Tuesday, June 9, 2015

The Shy Girl

Do you know who I envy? People, especially other women, that have an outgoing, friendly personality. You know the type. The woman that can make everyone feel special and important. That can strike up a conversation with anyone and make it seem like they've been best friends forever. The woman that has a genuine compliment for anyone she encounters.

Let me be real with you...That's not me. I am awful at small talk. If I run into someone at the grocery store, even someone I know well and am usually comfortable with, I feel awkward. It's as if my brain just shuts down. I have no idea what to say and I'm even worse at ending the conversation. I won't easily approach someone to say hi, because let's face it, beyond that one word, I don't know where to carry the conversation.

Today was another prime example. My boys have swimming lessons every day. Everyday I see the same women. Everyday these women are laughing and talking about trivial things. I yearn to be a part of the conversations. But instead, I sit back. I utter a small "Hi" and smile. That's it. I have not mastered the art of casually squeezing myself in.

Growing up, I was a shy little girl. Somehow, though, through the grace of God, I managed to make friends. But as I've gotten older, my shyness was mistaken as snobbery. Unless a person took the time to have a one-on-one conversation with me, they only saw a woman standing off to the side, not saying anything and seemingly unwilling to do so. I have heard from multiple ladies, ladies that are now my friends, that upon first seeing me, they thought I was stuck up.

It seems like such a juvenile problem. But it is definitely something that I struggle with. I realize this is how God made me, but I also realize that God wants me to be a light to others. How can I possibly be that when I appear stand offish.

This post isn't about having people feel sorry for me. It's not a pity-party. It just occurred to me that more than likely there are others that deal with the same thing. I want to acknowledge this battle. I want to acknowledge that this struggle is real! Maybe one of you has dealt with this and overcome! I would love to hear some tips and ideas on how you worked through it.  

Tuesday, June 2, 2015

Summer Break

Summer break is upon us! I have been so ready for this. Not only was I ready to have leisurely days ahead of me, but I missed having Evan at home with me. I always look forward to the days that we can all be together, even if we're not doing anything extraordinary.

What I tend to forget about is the constant fighting! We're only on day 4 of our summer vacation and I've lost my temper with my boys multiple times!!! They bicker and fight all day long!

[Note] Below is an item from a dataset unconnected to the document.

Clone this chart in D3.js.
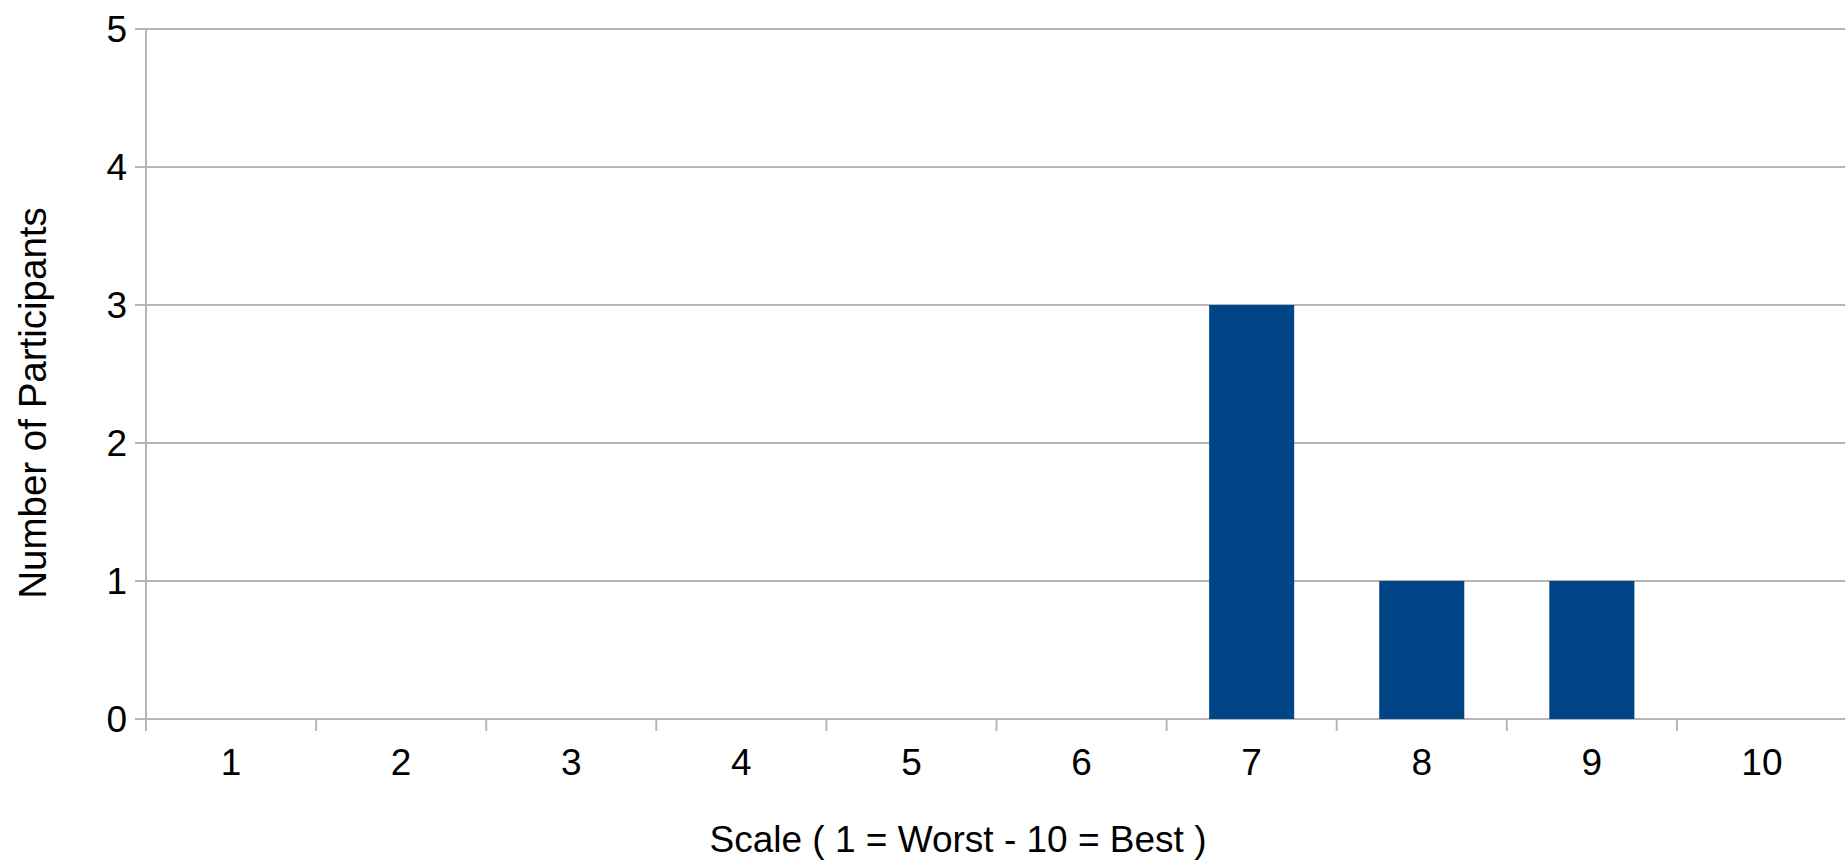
<!DOCTYPE html>
<html>
<head>
<meta charset="utf-8">
<script src="https://cdn.jsdelivr.net/npm/d3@7"></script>
<style>
  html, body { margin: 0; padding: 0; background: #fff; }
  svg { display: block; }
  text { font-family: "Liberation Sans", Arial, sans-serif; fill: #000; }
</style>
</head>
<body>
<div id="chart"></div>
<script>
const categories = ["1", "2", "3", "4", "5", "6", "7", "8", "9", "10"];
const values = [0, 0, 0, 0, 0, 0, 3, 1, 1, 0];
const yTicks = [0, 1, 2, 3, 4, 5];
const xTitle = "Scale ( 1 = Worst - 10 = Best )";
const yTitle = "Number of Participants";

(function () {
const W = 1845, H = 862;
const mLeft = 146, mRight = 1847, mTop = 29, mBottom = 719;
const gridColor = "#b6b6b6";
const barColor = "#004586";

const svg = d3.select("#chart").append("svg").attr("width", W).attr("height", H);

const x = d3.scaleBand().domain(categories).range([mLeft, mRight]).paddingInner(0).paddingOuter(0);
const y = d3.scaleLinear().domain([0, 5]).range([mBottom, mTop]);

// gridlines
svg.append("g").selectAll("line").data(yTicks).join("line")
  .attr("x1", mLeft - 11).attr("x2", W)
  .attr("y1", d => y(d)).attr("y2", d => y(d))
  .attr("stroke", gridColor).attr("stroke-width", 2);

// y axis line
svg.append("line").attr("x1", mLeft).attr("x2", mLeft).attr("y1", mTop).attr("y2", mBottom + 12)
  .attr("stroke", gridColor).attr("stroke-width", 2);

// x ticks at band boundaries
const boundaries = categories.map(c => x(c));
svg.append("g").selectAll("line").data(boundaries).join("line")
  .attr("x1", d => d).attr("x2", d => d)
  .attr("y1", mBottom).attr("y2", mBottom + 12)
  .attr("stroke", gridColor).attr("stroke-width", 2);

// bars
const bw = x.bandwidth() * 0.5;
svg.append("g").selectAll("rect").data(categories.map((c, i) => ({c, v: values[i]})).filter(d => d.v > 0)).join("rect")
  .attr("x", d => x(d.c) + (x.bandwidth() - bw) / 2)
  .attr("width", bw)
  .attr("y", d => y(d.v))
  .attr("height", d => y(0) - y(d.v))
  .attr("fill", barColor);

// y tick labels
svg.append("g").selectAll("text").data(yTicks).join("text")
  .attr("x", 127).attr("y", d => y(d))
  .attr("dy", "0.36em")
  .attr("text-anchor", "end")
  .style("font-size", "37px")
  .text(d => d);

// x tick labels
svg.append("g").selectAll("text").data(categories).join("text")
  .attr("x", d => x(d) + x.bandwidth() / 2).attr("y", 775)
  .attr("text-anchor", "middle")
  .style("font-size", "37px")
  .text(d => d);

// axis titles
svg.append("text").attr("x", 958).attr("y", 852)
  .attr("text-anchor", "middle").style("font-size", "37px").text(xTitle);

svg.append("text").attr("transform", "translate(46,403) rotate(-90)")
  .attr("text-anchor", "middle").style("font-size", "38.5px").text(yTitle);
})();
</script>
</body>
</html>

How can two such innocent and sweet looking little boys be so ready to kill each other!

I realize, from my own life experiences, that siblings will fight. But at this rate, I won't have any hair left by the end of the summer. So my question to all you mommas out there is "What tips or tricks do you have to keep order in your home throughout the summer months?" I'm ready to enforce some changes so that we can all truly enjoy our time together this summer.